University of Oxford
11a Mansfield Rd
Pioneering Nature-Positive Pathways: Organisational Approaches for delivering Nature Recovery
There is an increasing expectation that the private sector will need to play an important role in delivering global nature recovery goals. However, there are currently large uncertainties associated with the processes and strategies required for actions to be effective. For example, organisations can take a range of actions across the Mitigation and Conservation Hierarchy to help deliver biodiversity outcomes, but there is a need to understand the outcomes of such actions, how these actions and outcomes will scale, and the best means of navigating trade-offs and synergies between other socio-economic and environmental goals. In addition, there is limited understanding of the overall sectoral and regulatory approaches which can best promote effective and equitable action by large organisations.
In this work package, we hope to help inform effective, equitable, scalable, and feasible strategies for organisations to address biodiversity loss by:
- Developing a research agenda to prioritise research towards key areas in organisational Nature Positive strategies.

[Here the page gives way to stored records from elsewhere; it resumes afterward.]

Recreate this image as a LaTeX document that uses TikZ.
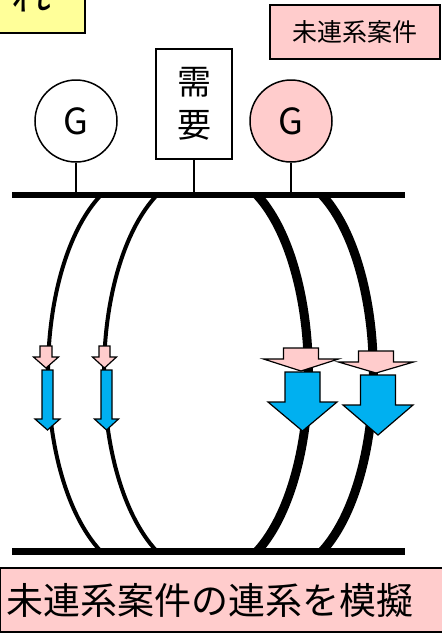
\documentclass[tikz,border=0pt]{standalone}
\usepackage{fontspec}
\setmainfont{Noto Sans CJK JP}
\usepackage{tikz}
\usetikzlibrary{positioning}
\definecolor{pinkfill}{HTML}{FFCCCC}
\definecolor{yellowfill}{HTML}{FFFF99}
\definecolor{flowblue}{HTML}{00B0F0}
% block arrow pointing down: centre x, top, neck, tip, shaft half width, head half width, fill
\newcommand{\blockarrow}[7]{%
  \draw[line width=1.2pt,line join=miter,fill=#7] ({#1-#5},#2) -- ({#1+#5},#2) -- ({#1+#5},#3) -- ({#1+#6},#3)
    -- (#1,#4) -- ({#1-#6},#3) -- ({#1-#5},#3) -- cycle;}

\begin{document}
\begin{tikzpicture}[x=1pt,y=-1pt,
  gen/.style={draw,circle,line width=1.5pt,minimum size=82pt,inner sep=0pt,font=\fontsize{36}{36}\selectfont},
  box/.style={draw,line width=1.5pt,inner sep=0pt},
  stem/.style={line width=1.5pt},
  bus/.style={line width=6.5pt},
  thinline/.style={line width=4pt},
  thickline/.style={line width=9pt}]
\useasboundingbox (0,0) rectangle (442,635);
\clip (0,0) rectangle (442,635);

\node[box,line width=2pt,fill=yellowfill,minimum width=108pt,minimum height=76pt,font=\fontsize{40}{40}\selectfont] (flow) at (31,-5) {れ};
\node[box,fill=pinkfill,minimum width=170pt,minimum height=54pt,font=\fontsize{25}{25}\selectfont] (unlinked) at (355,32) {未連系案件};

\node[gen] (g1) at (76,121) {G};
\node[gen,fill=pinkfill] (g2) at (291,121) {G};
\node[box,minimum width=76pt,minimum height=110pt,align=center,font=\fontsize{34}{43}\selectfont] (load) at (194,104) {需\\要};

\coordinate (busL) at (12,195);
\coordinate (busR) at (405,195);
\coordinate (baseL) at (12,551.5);
\coordinate (baseR) at (405,551.5);
\draw[bus] (busL) -- (busR);
\draw[bus] (baseL) -- (baseR);
\draw[stem] (g1) -- (g1 |- busL);
\draw[stem] (load) -- (load |- busL);
\draw[stem] (g2) -- (g2 |- busL);

% lines between the two buses
\coordinate (l1) at (101,195);
\coordinate (l2) at (157,195);
\coordinate (l3) at (257,195);
\coordinate (l4) at (322,195);
\draw[thinline] (l1) arc[start angle=243,end angle=117,x radius=97,y radius=200];
\draw[thinline] (l2) arc[start angle=243,end angle=117,x radius=97,y radius=200];
\draw[thickline] (l3) arc[start angle=-63,end angle=63,x radius=94,y radius=200];
\draw[thickline] (l4) arc[start angle=-63,end angle=63,x radius=94,y radius=200];

\blockarrow{46}{346}{357}{368}{6}{12.5}{pinkfill}
\blockarrow{47.5}{370}{419}{430}{5.5}{12.5}{flowblue}
\blockarrow{104.5}{346}{357}{368}{5.5}{12}{pinkfill}
\blockarrow{106.5}{370}{419}{430}{5.5}{12}{flowblue}
\blockarrow{301}{348}{359}{371}{17.5}{37.5}{pinkfill}
\blockarrow{302.5}{372}{402}{431}{17.5}{34.5}{flowblue}
\blockarrow{376}{351}{362}{373}{17.5}{37.5}{pinkfill}
\blockarrow{378}{375}{405}{435}{17.5}{35}{flowblue}

\node[box,fill=pinkfill,anchor=west,minimum height=64pt,text width=430pt,inner xsep=7pt,align=left,font=\fontsize{37}{37}\selectfont] (caption) at (-1,600) {未連系案件の連系を模擬};
\end{tikzpicture}
\end{document}
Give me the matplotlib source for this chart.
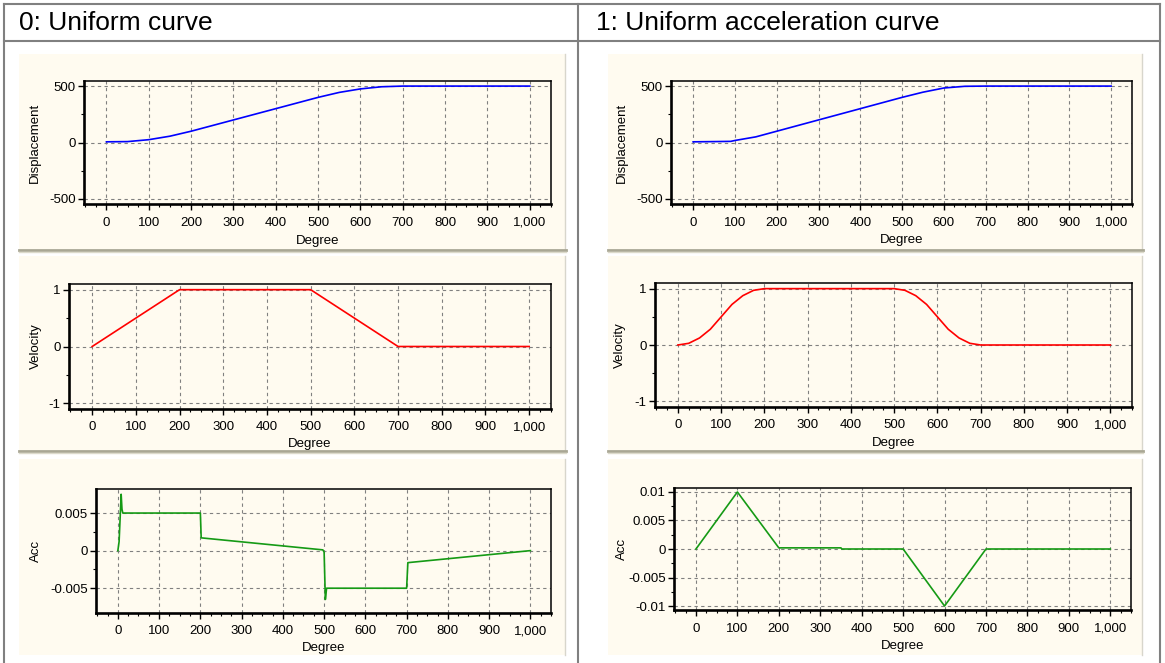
import matplotlib
matplotlib.use('Agg')
import matplotlib.pyplot as plt
import matplotlib.transforms as mtransforms
from matplotlib.patches import Rectangle
from matplotlib.lines import Line2D
from matplotlib.ticker import MultipleLocator, FuncFormatter

plt.rcParams['font.family'] = ['Liberation Sans', 'DejaVu Sans']
plt.rcParams['axes.unicode_minus'] = False

# ---- data ----
titles = ['0: Uniform curve', '1: Uniform acceleration curve']

# 0: uniform curve
deg_disp0 = [0, 50, 100, 150, 200, 250, 300, 350, 400, 450, 500, 550, 600, 650, 700, 1000]
disp0 = [6, 8, 25, 56, 100, 150, 200, 250, 300, 350, 400, 444, 475, 494, 500, 500]
deg_vel0 = [0, 200, 500, 700, 1000]
vel0 = [0, 1, 1, 0, 0]
deg_acc0 = [0, 3, 8, 10, 12, 200, 202, 497, 500, 503, 506, 700, 703, 1000]
acc0 = [0, 0.0012, 0.0075, 0.0055, 0.005, 0.005, 0.0017, 0.0001, -0.0002, -0.0065, -0.005, -0.005, -0.0016, 0.0]

# 1: uniform acceleration curve
deg_disp1 = [0, 50, 90, 100, 150, 200, 300, 400, 500, 550, 600, 650, 700, 1000]
disp1 = [6, 8, 10, 18, 50, 100, 200, 300, 400, 446, 483, 498, 500, 500]
deg_vel1 = [0, 25, 50, 75, 100, 125, 150, 175, 200, 500, 525, 550, 575, 600, 625, 650, 675, 700, 1000]
vel1 = [0, 0.03, 0.125, 0.28, 0.5, 0.72, 0.875, 0.97, 1, 1, 0.97, 0.875, 0.72, 0.5, 0.28, 0.125, 0.03, 0, 0]
deg_acc1 = [0, 100, 200, 350, 352, 500, 600, 700, 1000]
acc1 = [0, 0.01, 0.0002, 0.0002, 0, 0, -0.01, 0, 0]

x_ticks = list(range(0, 1001, 100))

W, H = 1165, 663
fig = plt.figure(figsize=(W / 100, H / 100), dpi=100)
fig.patch.set_facecolor('white')

BEIGE = '#FFFBF0'
GRIDC = '#808080'
TABLE = '#808080'


def fx(x):
    return x / W


def fy(y):
    return 1 - y / H


def hline(x1, x2, y, color, lw):
    fig.add_artist(Line2D([fx(x1), fx(x2)], [fy(y), fy(y)], transform=fig.transFigure,
                          color=color, lw=lw, zorder=-1))


def vline(x, y1, y2, color, lw):
    fig.add_artist(Line2D([fx(x), fx(x)], [fy(y1), fy(y2)], transform=fig.transFigure,
                          color=color, lw=lw, zorder=-1))


# table frame
hline(4, 1160, 4, TABLE, 1.5)
hline(4, 1160, 41, TABLE, 1.5)
vline(4, 4, 663, TABLE, 1.5)
vline(578, 4, 663, TABLE, 1.5)
vline(1160, 4, 663, TABLE, 1.5)

fig.text(fx(19), fy(23), titles[0], fontsize=19, va='center', ha='left')
fig.text(fx(596), fy(23), titles[1], fontsize=19, va='center', ha='left')

# beige panels with the grey bar underneath
columns = [(19, 565), (608, 1142)]
panels_y = [(54, 249, True), (256, 450, True), (459, 655, False)]
for (x1, x2) in columns:
    for (y1, y2, bar) in panels_y:
        fig.add_artist(Rectangle((fx(x1), fy(y2)), fx(x2 - x1), (y2 - y1) / H,
                                 transform=fig.transFigure, facecolor=BEIGE,
                                 edgecolor='none', zorder=-2))
        vline(x2, y1, y2, '#D8D6CC', 1.0)
        if bar:
            hline(x1, x2 + 1, y2 + 1, '#A9A794', 2.0)
            hline(x1, x2 + 1, y2 + 3, '#DCDACB', 1.0)


def make_plot(box, xs, ys, color, ylabel, ylim, yticks, ylabel_x, xlabel_y):
    l, t, r, b = box
    ax = fig.add_axes([fx(l), fy(b), fx(r - l), (b - t) / H])
    ax.set_facecolor(BEIGE)
    ax.plot(xs, ys, color=color, lw=1.2, zorder=3)
    ax.set_xlim(-53, 1050)
    ax.set_ylim(*ylim)
    ax.set_xticks(x_ticks)
    ax.xaxis.set_minor_locator(MultipleLocator(25))
    ax.set_yticks(yticks)
    step = yticks[1] - yticks[0]
    ax.set_yticks([v + step / 2 for v in yticks[:-1]], minor=True)
    ax.xaxis.set_major_formatter(FuncFormatter(lambda v, p: '{:,.0f}'.format(v)))
    ax.yaxis.set_major_formatter(FuncFormatter(lambda v, p: '{:g}'.format(v)))
    ax.grid(True, which='major', color=GRIDC, lw=0.8, linestyle=(0, (3, 3)))
    ax.set_axisbelow(True)
    ax.tick_params(which='major', direction='out', length=4, width=1, labelsize=9.5)
    ax.tick_params(which='minor', direction='out', length=2.5, width=0.8)
    ax.tick_params(axis='x', which='major', pad=5)
    ax.tick_params(axis='y', which='major', pad=2)
    ax.spines['left'].set_linewidth(1.9)
    ax.spines['bottom'].set_linewidth(1.9)
    ax.spines['top'].set_linewidth(1.1)
    ax.spines['right'].set_linewidth(1.1)
    ax.set_xlabel('Degree', fontsize=9.5)
    ax.set_ylabel(ylabel, fontsize=9.5)
    tx = mtransforms.blended_transform_factory(ax.transAxes, fig.transFigure)
    ty = mtransforms.blended_transform_factory(fig.transFigure, ax.transAxes)
    ax.xaxis.set_label_coords(0.5, fy(xlabel_y), transform=tx)
    ax.xaxis.label.set_va('center')
    ax.yaxis.set_label_coords(fx(ylabel_x), 0.5, transform=ty)
    ax.yaxis.label.set_va('center')
    return ax


make_plot((84, 81, 551, 204), deg_disp0, disp0, '#0000FF', 'Displacement',
          (-545, 545), [-500, 0, 500], 35, 241)
make_plot((69, 284, 551, 409), deg_vel0, vel0, '#FF0000', 'Velocity',
          (-1.1, 1.1), [-1, 0, 1], 36, 444)
make_plot((96, 489, 551, 613), deg_acc0, acc0, '#159A15', 'Acc',
          (-0.0083, 0.0082), [-0.005, 0, 0.005], 36, 648)

make_plot((671, 81, 1132, 204), deg_disp1, disp1, '#0000FF', 'Displacement',
          (-545, 545), [-500, 0, 500], 622, 240)
make_plot((655, 283, 1132, 407), deg_vel1, vel1, '#FF0000', 'Velocity',
          (-1.1, 1.1), [-1, 0, 1], 620, 443)
make_plot((674, 488, 1131, 610), deg_acc1, acc1, '#159A15', 'Acc',
          (-0.0107, 0.0107), [-0.01, -0.005, 0, 0.005, 0.01], 622, 646)

fig.savefig('out.png', dpi=100)
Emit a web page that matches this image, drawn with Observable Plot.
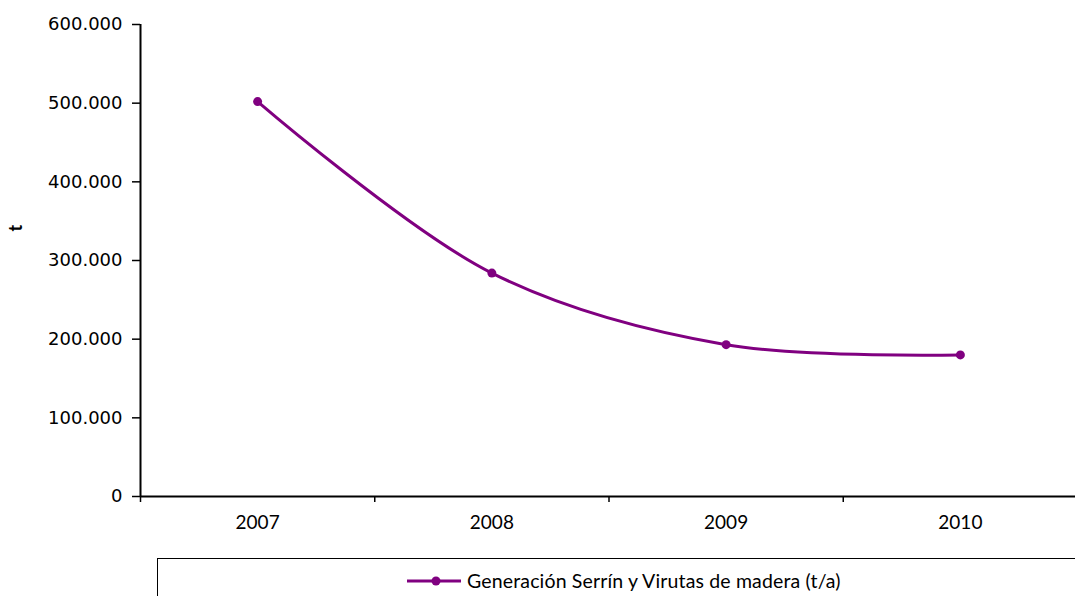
<!DOCTYPE html>
<html>
<head>
<meta charset="utf-8">
<script src="https://cdn.jsdelivr.net/npm/d3@7"></script>
<script src="https://cdn.jsdelivr.net/npm/@observablehq/plot@0.6"></script>
<style>
  html, body { margin: 0; padding: 0; background: #fff; overflow: hidden; }
  #wrap { position: relative; width: 1075px; height: 596px; overflow: hidden; }
  #legend {
    position: absolute; left: 157px; top: 558px; width: 1000px; height: 100px;
    border: 1.5px solid #000; box-sizing: border-box; background: #fff;
  }
  #legend .item { position: absolute; left: 248px; top: 10px; display: flex; align-items: center;
    font-family: Lato, "Open Sans", sans-serif; font-size: 19.5px; letter-spacing: 0.15px; color: #000; white-space: nowrap; }
  #legend svg { margin-right: 5px; }
  #chart svg text { fill: #000; }
</style>
</head>
<body>
<div id="wrap">
  <div id="chart"></div>
  <div id="legend"><div class="item"><svg width="56" height="12"><line x1="1" y1="6" x2="55" y2="6" stroke="#800080" stroke-width="3"/><circle cx="30" cy="6" r="4.5" fill="#800080"/></svg><span id="legendText"></span></div></div>
</div>
<script>
const years = [2007, 2008, 2009, 2010];
const values = [502000, 284000, 193000, 180000];
const yTicks = [0, 100000, 200000, 300000, 400000, 500000, 600000];
const seriesName = "Generación Serrín y Virutas de madera (t/a)";
const yLabel = "t";

const data = years.map((year, i) => ({year, value: values[i]}));
const boundaries = years.map(y => y - 0.5);
const loc = d3.formatLocale({decimal: ",", thousands: ".", grouping: [3], currency: ["", "€"]});
const fmt = loc.format(",d");

document.getElementById("legendText").textContent = seriesName;

const plot = Plot.plot({
  width: 1075,
  height: 545,
  marginLeft: 140,
  marginRight: 0,
  marginTop: 24,
  marginBottom: 49,
  style: {fontFamily: "Lato, sans-serif", overflow: "visible"},
  x: {type: "linear", domain: [2006.5, 2010.5], range: [140, 1077]},
  y: {domain: [0, 600000]},
  marks: [
    Plot.axisY({ticks: yTicks, tickFormat: fmt, tickSize: 8, tickPadding: 10, fontSize: 18,
      fontFamily: "DejaVu Sans", label: null, color: "#000", strokeWidth: 1.5}),
    Plot.axisX({ticks: years, tickFormat: d => String(d), tickSize: 0, tickPadding: 19,
      fontSize: 19, label: null, color: "#000"}),
    Plot.axisX({ticks: boundaries, tickFormat: () => "", tickSize: 6, label: null, color: "#000", strokeWidth: 1.5}),
    Plot.ruleX([2006.5], {stroke: "#000", strokeWidth: 2}),
    Plot.ruleY([0], {stroke: "#000", strokeWidth: 2}),
    Plot.text([yLabel], {frameAnchor: "left", dx: -124, dy: -29, rotate: -90, fontWeight: "bold",
      fontSize: 18, fontFamily: "Lato, sans-serif", fill: "#000"}),
    Plot.line(data, {x: "year", y: "value", stroke: "#800080", strokeWidth: 3, curve: "catmull-rom"}),
    Plot.dot(data, {x: "year", y: "value", r: 4.5, fill: "#800080", stroke: "none"})
  ]
});
document.getElementById("chart").appendChild(plot);
</script>
</body>
</html>
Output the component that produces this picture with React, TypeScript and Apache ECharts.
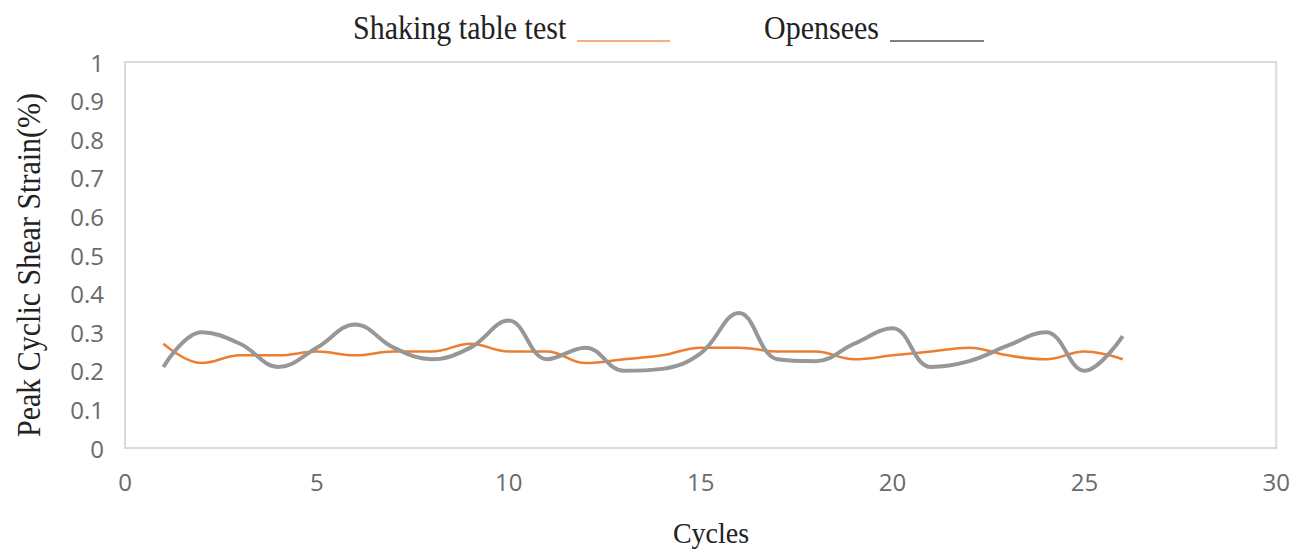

- Investigating the methods used to measure positive and negative biodiversity impacts of organisations, and their implications for the design of Nature Positive strategies.
- Understanding when and where possible actions across the Mitigation and Conservation Hierarchy could be implemented to deliver Nature Positive goals.
- At a broader scale, looking at actions required at sectoral, national, and international levels, to ensure organisational actions contribute meaningfully towards global targets.
- Investigate the wider driving processes that can influence action and its effectiveness.
- Understand the likely outcomes of different actions taken by organisations, and in collaboration with the wider Integration work package team, investigate the likely environmental, economic, and social synergies and trade-offs if such strategies are scaled.
This work is conducted as part of the Oxford Nature Positive Hub.